-------- Data

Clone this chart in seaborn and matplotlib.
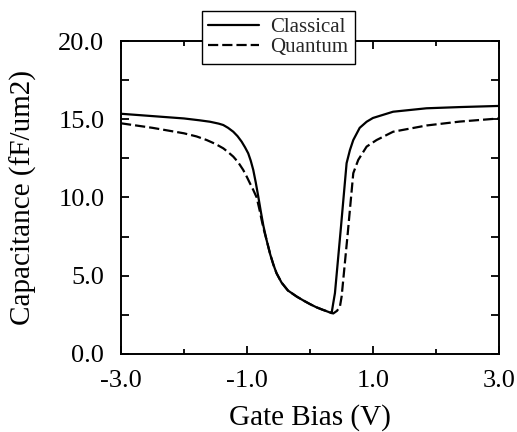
import numpy as np
import pandas as pd
import matplotlib
matplotlib.use("Agg")
import matplotlib.pyplot as plt
import seaborn as sns

# Gate bias sweep (V) and capacitance (fF/um2) for the two models
classical_v = [-3.0, -2.5, -2.0, -1.75, -1.587, -1.45, -1.376, -1.3, -1.217, -1.15,
               -1.085, -1.03, -0.98, -0.94, -0.9, -0.86, -0.82, -0.78, -0.74, -0.69,
               -0.63, -0.58, -0.53, -0.45, -0.35, -0.21, -0.1, 0.0, 0.1, 0.2,
               0.28, 0.344, 0.37, 0.397, 0.49, 0.582, 0.635, 0.688, 0.79, 0.9,
               1.0, 1.32, 1.85, 2.4, 3.0]
classical_c = [15.35, 15.2, 15.05, 14.93, 14.84, 14.72, 14.63, 14.45, 14.2, 13.92,
               13.57, 13.2, 12.82, 12.35, 11.76, 10.95, 10.05, 9.1, 8.2, 7.3,
               6.35, 5.7, 5.15, 4.55, 4.05, 3.66, 3.4, 3.18, 2.98, 2.82,
               2.7, 2.6, 3.24, 3.88, 8.0, 12.19, 13.03, 13.67, 14.45, 14.84,
               15.08, 15.48, 15.7, 15.78, 15.85]

quantum_v = [-3.0, -2.5, -2.0, -1.8, -1.64, -1.5, -1.376, -1.3, -1.217, -1.14,
             -1.06, -1.0, -0.952, -0.9, -0.846, -0.8, -0.767, -0.73, -0.69, -0.63,
             -0.58, -0.53, -0.45, -0.35, -0.21, -0.1, 0.0, 0.1, 0.2, 0.3,
             0.37, 0.43, 0.476, 0.503, 0.6, 0.688, 0.767, 0.9, 1.058, 1.32,
             1.85, 2.38, 3.0]
quantum_c = [14.74, 14.45, 14.1, 13.9, 13.67, 13.42, 13.14, 12.9, 12.61, 12.25,
             11.76, 11.3, 10.9, 10.48, 10.0, 9.2, 8.56, 7.9, 7.3, 6.35,
             5.7, 5.15, 4.55, 4.05, 3.66, 3.4, 3.18, 2.98, 2.82, 2.68,
             2.58, 2.75, 3.02, 3.66, 7.7, 11.55, 12.4, 13.25, 13.67, 14.2,
             14.6, 14.85, 15.05]

x_major = [-3.0, -1.0, 1.0, 3.0]
x_minor = [-2.0, 0.0, 2.0]
y_major = [0.0, 5.0, 10.0, 15.0, 20.0]
y_minor = [2.5, 7.5, 12.5, 17.5]

df = pd.concat([
    pd.DataFrame({"bias": classical_v, "cap": classical_c, "model": "Classical"}),
    pd.DataFrame({"bias": quantum_v, "cap": quantum_c, "model": "Quantum"}),
])

sns.set_theme(style="ticks")
plt.rcParams["font.family"] = ["Liberation Serif", "DejaVu Serif"]

fig = plt.figure(figsize=(5.17, 4.32), dpi=100)
ax = fig.add_axes([0.234, 0.181, 0.731, 0.724])

sns.lineplot(data=df, x="bias", y="cap", style="model",
             dashes={"Classical": "", "Quantum": (4.6, 1.8)},
             color="black", linewidth=1.6, sort=False, estimator=None,
             ax=ax, legend=True)
for ln in ax.get_lines():
    ln.set_solid_joinstyle("round")
    ln.set_dash_joinstyle("round")

ax.set_xlim(-3.0, 3.0)
ax.set_ylim(0.0, 20.0)
ax.set_xticks(x_major)
ax.set_xticks(x_minor, minor=True)
ax.set_yticks(y_major)
ax.set_yticks(y_minor, minor=True)
ax.set_xticklabels([f"{v:.1f}" for v in x_major])
ax.set_yticklabels([f"{v:.1f}" for v in y_major])

ax.tick_params(axis="both", which="both", direction="in", width=1.3,
               top=True, right=True, color="black")
ax.tick_params(axis="both", which="major", length=6)
ax.tick_params(axis="y", which="minor", length=6)
ax.tick_params(axis="x", which="minor", length=3.5)
ax.tick_params(axis="both", which="major", labelsize=19, pad=12, labelcolor="black")

for side in ("left", "right", "top", "bottom"):
    ax.spines[side].set_visible(True)
    ax.spines[side].set_linewidth(1.4)
    ax.spines[side].set_color("black")

ax.set_xlabel("Gate Bias (V)", fontsize=21, labelpad=8, color="black")
ax.set_ylabel("Capacitance (fF/um2)", fontsize=21, labelpad=15, color="black")

leg = ax.legend(loc="upper left", bbox_to_anchor=(0.2135, 1.096),
                fontsize=15, handlelength=2.45, handletextpad=0.55,
                labelspacing=0.05, borderpad=0.3, borderaxespad=0,
                frameon=True, fancybox=False, framealpha=1, edgecolor="black")
leg.get_frame().set_linewidth(1.0)
leg.set_zorder(10)
for h in leg.get_lines():
    h.set_linewidth(1.6)
    h.set_color("black")

fig.savefig("out.png", dpi=100, facecolor="white")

----------------

Task »
Write down every line from the opening of the listing to the line with "import seaborn as sns", both included, and nothing else; the pictures are omitted.

Task output »
Clone this chart in seaborn and matplotlib.
import numpy as np
import pandas as pd
import matplotlib
matplotlib.use("Agg")
import matplotlib.pyplot as plt
import seaborn as sns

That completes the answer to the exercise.